I asked a lady where to get a specific bus that would drop me off in front of my home. She instructed me, and I followed her instructions. On that journey, I met the man I would spend the next forty years with.


Rising early to take two buses to school helped set my body clock while building discipline. A catholic all-girls high school taught me well. Attending school with rich children showed me another side of the world—one where hunger, hopelessness, and deprivation of the necessities were unknown. One where dreams are planted in minds, hearts, and souls from youth and are nurtured and grown with love and kindness.


Not having breakfast, lunch, or dinner on many days taught me the importance of endurance and resilience. I get to know all sides of hunger. No books or school supplies remind me of poverty, forcing me to keep fighting. Poverty showed me how to fight life. Poverty knows life lessons wealth can’t understand and will never know. That’s why many wealthy humans ended up poor; some go back to where they came from.


I learn to depend on myself, learning everything I needed to give myself the life I wanted. I became strong and independent, with wisdom and common sense, while learning how to give balance its due. Balance must be paid, or it will take what it may.


Being aware, I was informed that when I achieve my level of success, I know where I will end up if I make foolish mistakes that will send me back into poverty. I vowed that when I get out, I intend to stay out. #Iintend2survive, no matter the war, and strife humanity adds to my life.

My father fled to save his life, leaving my mother to raise six children by herself with no job and limited resources. Hell increased for us as children, as her actions and pain introduced hatred and cruelty to us. She had three nervous breakdowns in one year.


This was life’s way of paying her back. She mistreated my father. Yes, we taste hatred and cruelty from the ones who are supposed to love us. They taught us that first. My dreams went on the back burner as I had to fight her cruelty and physical, emotional, verbal, and psychological abuse.


Dreams, even with no hope or resources, didn’t matter because I had to be alive and mentally healthy first, before I could fulfill my dreams. I had to save myself while making adult decisions without the proper knowledge or experience. I got to know life in my teens and began a fight for mine, as puberty sidestepped me.


That was good for me.


I was so busy fighting life. I couldn’t accommodate puberty. No mistakes or stupid decisions, or else death would await me. I had to live or die; there was no middle ground.

Life has taught me how to live and do everything with a purpose, so that I will be left with minimal regrets. Life also taught me how to elicit reasons from humans to make the best decisions. It showed me how to use the lives of others I know as my manual.


I learn from the lives and living of everyone, while playing by their rules and winning.

I had to focus on what was in front of me. Fate and destiny stepped aside, and I fought life with the tools I had.

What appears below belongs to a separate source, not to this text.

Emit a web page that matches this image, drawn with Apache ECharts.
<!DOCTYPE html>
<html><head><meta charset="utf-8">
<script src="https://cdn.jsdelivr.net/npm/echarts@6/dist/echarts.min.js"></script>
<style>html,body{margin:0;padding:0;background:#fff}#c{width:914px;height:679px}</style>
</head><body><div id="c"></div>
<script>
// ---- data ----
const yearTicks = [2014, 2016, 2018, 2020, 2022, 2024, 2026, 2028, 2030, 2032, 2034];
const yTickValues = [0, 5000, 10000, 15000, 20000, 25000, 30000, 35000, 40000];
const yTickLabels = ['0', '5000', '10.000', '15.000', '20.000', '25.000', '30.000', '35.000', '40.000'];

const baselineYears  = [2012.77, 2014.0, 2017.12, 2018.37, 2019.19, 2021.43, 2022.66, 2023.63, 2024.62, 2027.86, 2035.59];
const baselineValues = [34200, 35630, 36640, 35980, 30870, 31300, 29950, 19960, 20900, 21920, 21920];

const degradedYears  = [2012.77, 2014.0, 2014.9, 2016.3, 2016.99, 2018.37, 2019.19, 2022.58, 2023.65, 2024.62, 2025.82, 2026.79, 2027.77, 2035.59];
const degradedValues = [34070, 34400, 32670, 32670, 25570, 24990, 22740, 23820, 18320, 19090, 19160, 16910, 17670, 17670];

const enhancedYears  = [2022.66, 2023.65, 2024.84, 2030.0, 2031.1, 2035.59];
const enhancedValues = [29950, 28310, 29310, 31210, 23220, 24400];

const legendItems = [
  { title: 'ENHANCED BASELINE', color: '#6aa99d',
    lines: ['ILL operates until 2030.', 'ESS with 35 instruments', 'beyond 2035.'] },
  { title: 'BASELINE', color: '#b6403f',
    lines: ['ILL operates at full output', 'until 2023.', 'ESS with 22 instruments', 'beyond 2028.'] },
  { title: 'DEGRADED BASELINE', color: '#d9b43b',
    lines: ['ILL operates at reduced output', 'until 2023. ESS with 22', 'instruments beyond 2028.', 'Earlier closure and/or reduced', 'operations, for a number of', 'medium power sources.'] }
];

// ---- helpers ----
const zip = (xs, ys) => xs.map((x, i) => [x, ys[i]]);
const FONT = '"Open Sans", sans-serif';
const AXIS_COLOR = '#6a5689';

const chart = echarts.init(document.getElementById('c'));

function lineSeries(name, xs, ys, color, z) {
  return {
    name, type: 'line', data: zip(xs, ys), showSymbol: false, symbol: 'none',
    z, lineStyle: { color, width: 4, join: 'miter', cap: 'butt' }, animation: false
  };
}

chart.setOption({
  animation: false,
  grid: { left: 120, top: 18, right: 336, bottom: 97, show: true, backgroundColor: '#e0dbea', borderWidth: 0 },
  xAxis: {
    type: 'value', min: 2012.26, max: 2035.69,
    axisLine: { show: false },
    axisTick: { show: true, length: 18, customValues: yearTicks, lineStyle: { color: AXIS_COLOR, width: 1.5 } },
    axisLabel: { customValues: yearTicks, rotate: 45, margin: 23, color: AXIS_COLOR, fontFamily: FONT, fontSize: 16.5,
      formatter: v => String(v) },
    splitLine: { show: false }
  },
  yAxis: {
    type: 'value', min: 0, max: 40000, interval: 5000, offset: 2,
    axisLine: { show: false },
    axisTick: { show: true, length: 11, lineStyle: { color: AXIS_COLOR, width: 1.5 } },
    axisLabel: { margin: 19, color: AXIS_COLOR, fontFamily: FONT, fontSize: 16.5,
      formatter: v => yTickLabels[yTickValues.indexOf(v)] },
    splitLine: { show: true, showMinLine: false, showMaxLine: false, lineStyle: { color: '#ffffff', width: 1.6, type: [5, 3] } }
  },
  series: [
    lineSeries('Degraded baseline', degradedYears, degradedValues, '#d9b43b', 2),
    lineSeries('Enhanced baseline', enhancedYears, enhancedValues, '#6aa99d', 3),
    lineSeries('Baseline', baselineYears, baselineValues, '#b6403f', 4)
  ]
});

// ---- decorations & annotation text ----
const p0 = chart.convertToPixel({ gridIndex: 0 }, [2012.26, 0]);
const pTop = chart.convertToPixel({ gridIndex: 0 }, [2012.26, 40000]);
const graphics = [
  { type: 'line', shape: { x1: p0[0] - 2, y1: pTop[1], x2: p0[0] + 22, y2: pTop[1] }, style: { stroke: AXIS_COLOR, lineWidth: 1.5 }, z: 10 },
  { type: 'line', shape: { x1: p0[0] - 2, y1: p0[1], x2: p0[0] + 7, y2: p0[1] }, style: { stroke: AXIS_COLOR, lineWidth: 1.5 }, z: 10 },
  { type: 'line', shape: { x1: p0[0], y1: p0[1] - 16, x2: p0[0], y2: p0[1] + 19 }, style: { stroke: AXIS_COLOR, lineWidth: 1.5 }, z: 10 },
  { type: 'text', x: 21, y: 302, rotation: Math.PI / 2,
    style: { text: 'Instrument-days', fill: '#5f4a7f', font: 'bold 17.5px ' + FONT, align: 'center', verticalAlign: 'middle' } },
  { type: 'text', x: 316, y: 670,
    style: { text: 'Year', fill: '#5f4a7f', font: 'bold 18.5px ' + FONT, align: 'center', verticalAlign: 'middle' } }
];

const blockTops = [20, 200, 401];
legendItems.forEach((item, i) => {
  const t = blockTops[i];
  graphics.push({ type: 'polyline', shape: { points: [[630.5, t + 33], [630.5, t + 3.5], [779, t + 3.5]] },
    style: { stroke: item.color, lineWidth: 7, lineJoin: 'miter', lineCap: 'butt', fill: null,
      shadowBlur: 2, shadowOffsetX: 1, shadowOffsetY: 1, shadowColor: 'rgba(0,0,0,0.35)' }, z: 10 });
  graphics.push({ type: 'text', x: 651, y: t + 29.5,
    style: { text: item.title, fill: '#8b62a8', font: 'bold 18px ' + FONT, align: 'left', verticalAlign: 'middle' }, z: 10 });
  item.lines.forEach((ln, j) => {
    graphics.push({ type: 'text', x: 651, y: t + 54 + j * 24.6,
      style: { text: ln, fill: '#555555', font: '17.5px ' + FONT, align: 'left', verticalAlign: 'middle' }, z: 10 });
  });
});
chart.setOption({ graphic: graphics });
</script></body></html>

I met my husband again while fighting life. It wasn’t time. I met him again, and we talked longer this time. Then we met again, and it’s been forty years since we were together. We’ve been married for thirty-six years this year.


In those forty years, life has shown me many times that my life went as it should. Being a lawyer, my morals and ethics would be compromised every day. I have seen the dishonesty of many lawyers in my country. Some played games with us when we bought our property. One held onto money for a year that should have been turned over to us. I found out when I went through old papers a year later. I didn’t have a good experience with them.


As an introvert, the law would not be the right field for me. I would have to be talking to clients, DAs, Investigators, police, judges, the media, and others. I don’t wish to be talking all the time. I love to think and spend lots of time alone.


I raised four children, and grew up with them. I get a chance to go back through puberty with all of my kids. While raising my sons, I learn more about males than at any other time in my life. I understand why men are the way they are and why they do many of the things they do, just by going through puberty with my sons.


We became friends as we grew up. Life gave me a second chance to experience puberty through my children. If I had gotten my wish to be a lawyer, I wouldn’t be able to give my children a trauma-free childhood, like the one I didn’t have.

I learned that being there when your child needs you is priceless. The joy and happiness in their hearts, on their faces, actions, choices, and decisions last forever.


This also helps them raise their children more effectively and be better parents. They learn more about life, love, and take on their responsibilities. They also did well in school. Being there for your child is a gift to both parent and child. I have happy memories with them.


Many humans are now regretting their lives as they hit menopause and andropause, unaware that many times, our lives go as they should for a reason. You need the wisdom, strength, and understanding to be aware that your life is how it should be and for a damn good reason.


Regrets are destroying many lives today, but they shouldn’t.


My life is the way it is for a reason, and my actions, choices, and decisions made it that way.

I love the outcome of my life. I made mistakes like everyone, but I didn’t erase them. I learn from them and didn’t repeat them thanks to the guidance of my creator.


Gratitude for everything in my life, because the good and bad made my life what it is, giving me a choice.



I played by their rules, by living the good I want, and won the game.


You can play by their rules, by doing the opposite of the evil that they do, and still win the game. Annelise Lords

Thank you for reading this piece. I hope I have inspired you.